Philadelphia Phillies All-Time Line Up (Part 8 of a 9 Part Series)
This is probably one of the two most controversial and debatable players in the line-up. From a stats perspective, Mike Lieberthal belongs on the team, but many discount his accomplishments because he played in a down period in Philadelphia and was not viewed as a classic receiver.
During his 13 seasons in Philly, the team never once qualified for the postseason. Accordingly, purists argue that Bob Boone was the best backstop in the team's history as his career aligned with one of the greatest periods of prosperity in team history.
Lieberthal was clearly the better offensive player, hitting for a decent average and with some pop in his bat. His best season was 1999 when he hit .300 with 31 HR's, and 96 RBI's. Overall, he batted .275 in his Phillies career with a .450 slugging percentage.
Boone hit for a 16 point lower batting average and 80 point lower slugging percentage.

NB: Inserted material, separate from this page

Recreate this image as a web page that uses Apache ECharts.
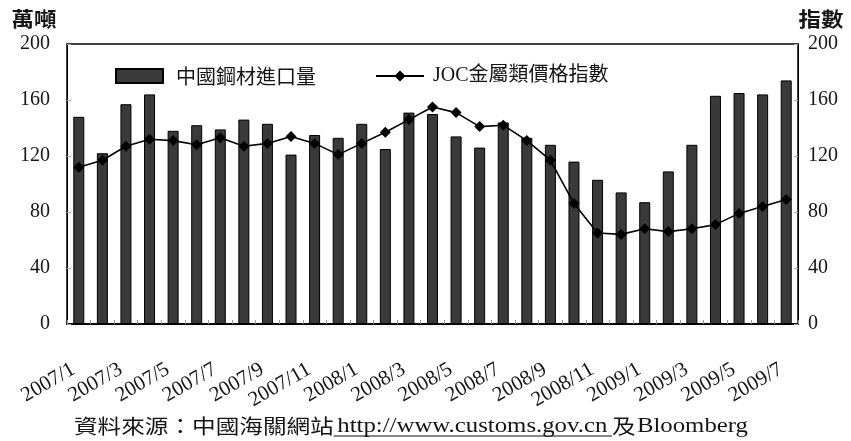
<!DOCTYPE html>
<html>
<head>
<meta charset="utf-8">
<script src="https://cdn.jsdelivr.net/npm/echarts@6/dist/echarts.min.js"></script>
<style>
  html, body { margin: 0; padding: 0; background: #fff; }
  #chart { width: 851px; height: 441px; }
</style>
</head>
<body>
<div id="chart"></div>
<script>
// Monthly categories, Jan 2007 – Jul 2009
const months = [
  '2007/1', '2007/2', '2007/3', '2007/4', '2007/5', '2007/6', '2007/7', '2007/8',
  '2007/9', '2007/10', '2007/11', '2007/12', '2008/1', '2008/2', '2008/3', '2008/4',
  '2008/5', '2008/6', '2008/7', '2008/8', '2008/9', '2008/10', '2008/11', '2008/12',
  '2009/1', '2009/2', '2009/3', '2009/4', '2009/5', '2009/6', '2009/7'
];

// China steel imports (10k tonnes) – left axis
const steelImports = [
  148, 122, 157, 164, 138, 142, 139, 146, 143, 121, 135, 133, 143, 125, 151, 150,
  134, 126, 144, 133, 128, 116, 103, 94, 87, 109, 128, 163, 165, 164, 174
];

// JOC metals price index – right axis
const jocIndex = [
  112, 117, 127, 132, 131, 128, 133, 127, 129, 134, 129, 121, 129, 137, 146, 155,
  151, 141, 142, 131, 117, 86, 65, 64, 68, 66, 68, 71, 79, 84, 89
];

const axisRange = { min: 0, max: 200, interval: 40 };

const barName = '中國鋼材進口量';
const lineName = 'JOC金屬類價格指數';
const leftUnit = '萬噸';
const rightUnit = '指數';
const sourceParts = ['資料來源：中國海關網站', 'http://www.customs.gov.cn', '及', 'Bloomberg'];

const SERIF = "'Liberation Serif', 'Times New Roman', serif";
const CJK = "'Noto Sans CJK TC', 'Noto Sans CJK SC', sans-serif";
const MIXED = "'Liberation Serif', 'Noto Sans CJK TC', serif";
const INK = '#151515';

// Measure text so the footer pieces can be laid out side by side
const measureCtx = document.createElement('canvas').getContext('2d');
function textWidth(str, font) {
  measureCtx.font = font;
  return measureCtx.measureText(str).width;
}

// Footer: source line, stretched slightly wider, with the URL underlined
function buildFooter() {
  const cjkFont = '20px ' + CJK;
  const serifFont = '21px ' + SERIF;
  const pieces = [
    { text: sourceParts[0], font: cjkFont, gapAfter: 3 },
    { text: sourceParts[1], font: serifFont, gapAfter: 4, underline: true },
    { text: sourceParts[2], font: cjkFont, gapAfter: 1 },
    { text: sourceParts[3], font: serifFont, gapAfter: 0 }
  ];
  const children = [];
  let x = 0;
  pieces.forEach(p => {
    const w = textWidth(p.text, p.font);
    children.push({
      type: 'text',
      x: x, y: 0,
      style: { text: p.text, font: p.font, fill: INK, textVerticalAlign: 'middle' }
    });
    if (p.underline) {
      children.push({
        type: 'line',
        shape: { x1: x - 3, y1: 10, x2: x + w + 4, y2: 10 },
        style: { stroke: INK, lineWidth: 1.2 }
      });
    }
    x += w + p.gapAfter;
  });
  const left = 74, right = 748;
  return {
    type: 'group',
    x: left, y: 426,
    scaleX: (right - left) / x,
    children: children
  };
}

const chart = echarts.init(document.getElementById('chart'), null, { renderer: 'canvas' });

const yAxisBase = {
  type: 'value',
  min: axisRange.min,
  max: axisRange.max,
  interval: axisRange.interval,
  splitLine: { show: false },
  axisLine: { show: true, lineStyle: { color: '#000', width: 1 } },
  axisTick: { show: true, inside: true, length: 4, lineStyle: { color: '#aaa' } },
  axisLabel: { fontFamily: SERIF, fontSize: 20, color: INK }
};

const option = {
  animation: false,
  backgroundColor: '#fff',
  grid: {
    left: 67, right: 53, top: 44, bottom: 117,
    show: true, borderColor: '#000', borderWidth: 1.5
  },
  legend: [
    {
      data: [{ name: barName, icon: 'rect' }],
      left: 110, top: 61,
      itemWidth: 47, itemHeight: 14,
      textStyle: { fontFamily: CJK, fontSize: 20, color: INK, padding: [0, 0, 0, 8] }
    },
    {
      data: [lineName],
      left: 370, top: 61,
      itemWidth: 48, itemHeight: 14,
      textStyle: { fontFamily: MIXED, fontSize: 20, color: INK, padding: [0, 0, 0, 4] }
    }
  ],
  xAxis: {
    type: 'category',
    data: months,
    boundaryGap: true,
    axisLine: { lineStyle: { color: '#000', width: 2 } },
    axisTick: { show: true, inside: true, interval: 0, length: 4, lineStyle: { color: '#999' } },
    axisLabel: {
      interval: 1,
      rotate: 30,
      margin: 41,
      padding: [0, 6, 0, 0],
      fontFamily: SERIF,
      fontSize: 21,
      color: INK
    }
  },
  yAxis: [
    Object.assign({}, yAxisBase, {
      position: 'left',
      axisLabel: Object.assign({}, yAxisBase.axisLabel, { margin: 17 })
    }),
    Object.assign({}, yAxisBase, {
      position: 'right',
      axisLabel: Object.assign({}, yAxisBase.axisLabel, { margin: 10 })
    })
  ],
  series: [
    {
      name: barName,
      type: 'bar',
      yAxisIndex: 0,
      data: steelImports,
      barWidth: 11,
      itemStyle: { color: '#3a3a3a', borderColor: '#000', borderWidth: 1 },
      z: 2
    },
    {
      name: lineName,
      type: 'line',
      yAxisIndex: 1,
      data: jocIndex,
      symbol: 'diamond',
      symbolSize: 11,
      lineStyle: { color: '#000', width: 1.6 },
      itemStyle: { color: '#000' },
      z: 3
    }
  ],
  graphic: [
    {
      type: 'text',
      x: 34, y: 19,
      scaleX: 1.12,
      style: {
        text: leftUnit, font: 'bold 20px ' + CJK, fill: INK,
        textAlign: 'center', textVerticalAlign: 'middle'
      }
    },
    {
      type: 'text',
      x: 821, y: 19,
      scaleX: 1.12,
      style: {
        text: rightUnit, font: 'bold 20px ' + CJK, fill: INK,
        textAlign: 'center', textVerticalAlign: 'middle'
      }
    },
    buildFooter()
  ]
};

chart.setOption(option);
</script>
</body>
</html>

And, while Lieberthal never experienced the postseason, Boone played on six different clubs that advanced to the playoffs and, of course, the 1980 World Championship team.
Although his team's top pitcher preferred not to pitch to him, Boone was recognized around baseball for his defensive excellence as he garnered 7 Gold Glove Awards. He was also elected to four All-Star squads versus two for Lieberthal.
"Lieby" never carried the reputation with the glove, but he was recognized with one Gold Glove. In terms of throwing, "Booney" gunned out 10% more runners over his career.
This is a true toss-up, but because Lieberthal was more than adequate behind the plate and substantially better at the plate, he gets the nod.
Statistics R HR RBI AVG SB OBP SLG
Phillies 528 150 609 .275 8 .338 .450
Career 534 150 610 .274 8 .337 .446
Bob Boone- See above.
Darren Daulton- "Dutch" was a key leader on the Phillies 1993 last-to-first World Series team. He played 14 of his 15 seasons in red pinstripes, but did not find his hitting stroke until mid-way through his career. Daulton blossomed in 1992, putting together back-to-back years that were amongst the organization's best for a catcher. In '92, he clubbed 27 HR's, drove in an NL leading 109 runs and hit .270 with a .385 OBP. He followed that up with 24 HR's, 105 RBI's, a .257 batting average and a .392 OBP. Dutch was on his way to his best season in 1994 when he got injured and never regained the same form.